Autrement dit, le multiculturalisme pose la communauté nationale comme le domaine universel dans lequel chacune des communautés ethniques particulières (les minorités et la majorité) trouve sa place légitime. C’est « l’unité dans la diversité ». Pourtant cette image de l’État-nation est trop policée et bien trop éloignée des réalités plus liquides et plus troubles des sociétés multiculturelles réelles.
Les différentes déclinaisons de la notion d’« unité dans la diversité » comportent un problème majeur dans la mesure où elles impliquent souvent une conception statique des groupes de locuteurs, comme si ces derniers étaient des entités délimitées et dotées d’une cohérence interne. Eh oui, nous sommes loin de la Capitale.
Alors, peut-être est-il temps d’envisager une autre approche. Si l’on reste dans un cadre européen faut-il mettre en évidence le constat d’un manque de définition ou de politique globale de l’Union Européenne ? À moins qu’il ne faille songer à une autre disposition qui consisterait à favoriser l’autonomie régionale. Il est très dommage de voir l’agitation positive au niveau de nos régions, du dynamisme des locuteurs des différentes langues ou parlers, du travail fourni par les associations, les centaines, voire les milliers d’adultes qui ont la volonté d’apprendre leur langue mère, la volonté des personnels enseignants dans les établissements scolaires publics et privés et de constater, dans le même temps, le peu d’encouragement officiel des décideurs qui s’abritent derrière des motifs qui ne sont que des moyens de ne pas dire oui sans avoir à dire non et qui réfléchissent aux moyens d’accentuer le désamour des étudiants pour leur langue mère.

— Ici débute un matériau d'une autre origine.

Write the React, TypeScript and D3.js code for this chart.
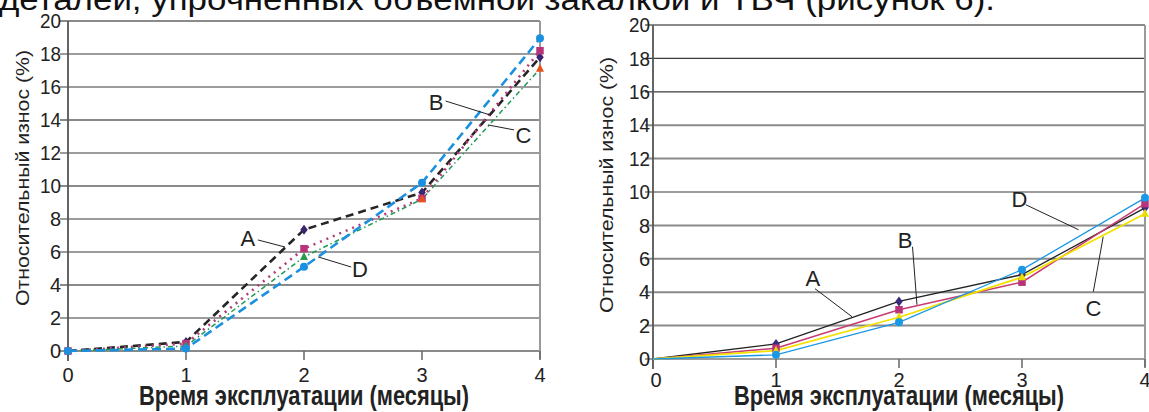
import React from 'react'
import { scaleLinear, line } from 'd3'

const months = [0, 1, 2, 3, 4]
const yTicks = [0, 2, 4, 6, 8, 10, 12, 14, 16, 18, 20]
const names = ['A', 'B', 'C', 'D']

// left chart (dashed lines)
const leftA = [0, 0.55, 7.35, 9.6, 17.8]
const leftB = [0, 0.45, 6.2, 9.25, 18.2]
const leftC = [0, 0.3, 5.7, 9.2, 17.1]
const leftD = [0, 0.15, 5.1, 10.2, 18.95]

// right chart (solid lines)
const rightA = [0, 0.9, 3.45, 5.05, 9.05]
const rightB = [0, 0.65, 2.95, 4.6, 9.3]
const rightC = [0, 0.5, 2.5, 4.9, 8.7]
const rightD = [0, 0.25, 2.2, 5.35, 9.65]

const caption = 'деталей, упрочненных объемной закалкой и ТВЧ (рисунок 6).'
const xTitle = 'Время эксплуатации (месяцы)'
const yTitle = 'Относительный износ (%)'

// annotation: label, text pos, leader from, leader to (data units)
const leftNotes = [
  ['A', 1.525, 6.85, 1.61, 6.73, 1.84, 6.3],
  ['D', 2.475, 4.97, 2.4, 5.09, 2.12, 5.7],
  ['B', 3.12, 15.1, 3.2, 15.15, 3.58, 14.3],
  ['C', 3.86, 13.1, 3.78, 13.4, 3.56, 13.7],
]
const rightNotes = [
  ['A', 1.3, 4.87, 1.317, 4.21, 1.618, 2.53],
  ['B', 2.05, 7.14, 2.11, 6.72, 2.146, 3.25],
  ['D', 2.98, 9.6, 3.03, 9.24, 3.46, 7.74],
  ['C', 3.58, 3.07, 3.58, 4.03, 3.66, 7.32],
]

const leftStyles = [
  { stroke: '#262626', width: 2.6, dash: '8,5', shape: 'diamond', fill: ['#3b2470'] },
  { stroke: '#b53a78', width: 2.6, dash: '2,5', shape: 'square', fill: ['#b8347a'] },
  { stroke: '#1f9a55', width: 1.5, dash: '5,3,1.5,3', shape: 'triangle', fill: ['#e8581c', '#2a9a50', '#2a9a50', '#e8501a', '#e8501a'] },
  { stroke: '#1a90e0', width: 2.6, dash: '9,5', shape: 'circle', fill: ['#1a90e0'] },
]
const rightStyles = [
  { stroke: '#222', width: 1.3, dash: null, shape: 'diamond', fill: ['#3c2a7a'] },
  { stroke: '#c83a72', width: 1.5, dash: null, shape: 'square', fill: ['#b8347a'] },
  { stroke: '#f2e200', width: 1.8, dash: null, shape: 'triangle', fill: ['#e8dc00'] },
  { stroke: '#1a98e6', width: 1.3, dash: null, shape: 'circle', fill: ['#1a98e6'] },
]

const FONT = '"Liberation Sans", Arial, sans-serif'

function Marker({ shape, x, y, color, s }) {
  if (shape === 'diamond') {
    return <path d={`M${x},${y - s}L${x + s * 0.75},${y}L${x},${y + s}L${x - s * 0.75},${y}Z`} fill={color} />
  }
  if (shape === 'square') {
    return <rect x={x - s * 0.75} y={y - s * 0.75} width={s * 1.5} height={s * 1.5} fill={color} />
  }
  if (shape === 'triangle') {
    return <path d={`M${x},${y - s}L${x + s * 0.8},${y + s * 0.6}L${x - s * 0.8},${y + s * 0.6}Z`} fill={color} />
  }
  return <circle cx={x} cy={y} r={s * 0.8} fill={color} />
}

function Chart({ left, right, top, bottom, series, styles, notes, grayLines, labelEnd, tickBase, yTitleX, yTitleY, zeroMarkers, mSize, zeroLabelDx }) {
  const x = scaleLinear().domain([0, 4]).range([left, right])
  const y = scaleLinear().domain([0, 20]).range([bottom, top])
  const gen = line<number>().x((d, i) => x(months[i])).y(d => y(d))

  return (
    <g>
      {yTicks.map(t => (
        <g key={t}>
          <line
            x1={left - 8} x2={right} y1={y(t)} y2={y(t)}
            stroke={grayLines.includes(t) ? '#8a8a8a' : '#3a3a3a'}
            strokeWidth={grayLines.includes(t) ? 2 : 1.2}
          />
          <text x={labelEnd} y={y(t)} dy="0.36em" textAnchor="end" fontSize={20} fill="#222" fontFamily={FONT}
            textLength={t >= 10 ? 21 : undefined} lengthAdjust="spacingAndGlyphs">{t}</text>
        </g>
      ))}
      <line x1={left} x2={left} y1={top} y2={bottom + 10} stroke="#555" strokeWidth={1.8} />
      <line x1={right} x2={right} y1={top} y2={bottom + 8} stroke="#9a9a9a" strokeWidth={2} />
      {months.map(m => (
        <g key={m}>
          <line x1={x(m)} x2={x(m)} y1={bottom} y2={bottom + 9} stroke="#666" strokeWidth={1.5} />
          <text x={x(m) + (m === 0 ? zeroLabelDx : 0)} y={tickBase} textAnchor="middle" fontSize={20} fill="#222" fontFamily={FONT}>{m}</text>
        </g>
      ))}
      {series.map((vals, si) => {
        const st = styles[si]
        return (
          <g key={names[si]}>
            <path d={gen(vals) || ''} fill="none" stroke={st.stroke} strokeWidth={st.width}
              strokeDasharray={st.dash || undefined} />
          </g>
        )
      })}
      {series.map((vals, si) => {
        const st = styles[si]
        return (
          <g key={'m' + names[si]}>
            {vals.map((v, i) => (i === 0 && !zeroMarkers) ? null : (
              <Marker key={i} shape={st.shape} x={x(months[i])} y={y(v)}
                color={st.fill[i] || st.fill[0]} s={mSize} />
            ))}
          </g>
        )
      })}
      {notes.map(n => (
        <g key={n[0]}>
          <line x1={x(n[3])} y1={y(n[4])} x2={x(n[5])} y2={y(n[6])} stroke="#222" strokeWidth={1} />
          <text x={x(n[1])} y={y(n[2])} dy="0.36em" textAnchor="middle" fontSize={22} fill="#222" fontFamily={FONT}>{n[0]}</text>
        </g>
      ))}
      <text x={(left + right) / 2} y={405} textAnchor="middle" fontSize={27} fontWeight="bold" fill="#222"
        fontFamily={FONT} textLength={330} lengthAdjust="spacingAndGlyphs">{xTitle}</text>
      <text transform={`translate(${yTitleX},${yTitleY}) rotate(-90)`} textAnchor="middle" fontSize={19} fill="#222"
        fontFamily={FONT} textLength={256} lengthAdjust="spacingAndGlyphs">{yTitle}</text>
    </g>
  )
}

export default function App() {
  return (
    <svg width={1149} height={412} style={{ position: 'absolute', left: 0, top: 0, background: '#fff' }}>
      <rect width={1149} height={412} fill="#fff" />
      <text x={-1} y={10} fontSize={32} fill="#111" fontFamily={FONT} textLength={996} lengthAdjust="spacingAndGlyphs">{caption}</text>
      <Chart left={68} right={540} top={21} bottom={351} series={[leftA, leftB, leftC, leftD]} styles={leftStyles}
        notes={leftNotes} grayLines={[20, 14, 10, 4, 0]} labelEnd={61} tickBase={382} yTitleX={29} yTitleY={178}
        zeroMarkers={true} mSize={5} zeroLabelDx={0} />
      <Chart left={653} right={1145} top={25} bottom={359} series={[rightA, rightB, rightC, rightD]} styles={rightStyles}
        notes={rightNotes} grayLines={[20, 14, 12, 8, 6, 4, 2]} labelEnd={650} tickBase={387} yTitleX={613} yTitleY={185}
        zeroMarkers={false} mSize={5} zeroLabelDx={3} />
    </svg>
  )
}
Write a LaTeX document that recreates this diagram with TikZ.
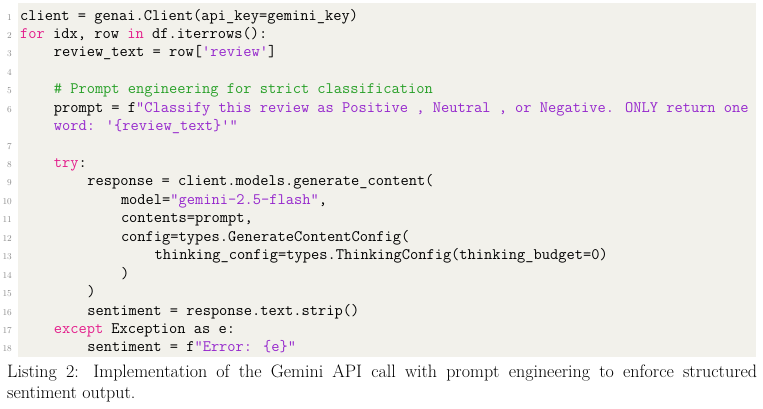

Nous le disons haut et fort : la diversité des langues régionales, sous la forme d’un enseignement immersif est sans préjudice à une bonne connaissance de la langue française et à son unité. Et redisons-le, l’énergie culturelle des minorités et de leurs langues aidera à construire une Union plus solide une unité inébranlable au cœur de la diversité historique.
La France dans l’unité complice de la diversité des langues peut devenir dès demain une ré-a-li-té. Pour peu que celles et ceux qui décident le veuillent fermement, sans hypocrisie.
Alors oui pour la biodiversité linguistique. Langue unique = langue inique. Oui à la devise : liberté – égalité – diversité ! Vive la France et langue vie notre belle et rebelle langue d’oc ainsi qu’à toutes les langues régionales européennes.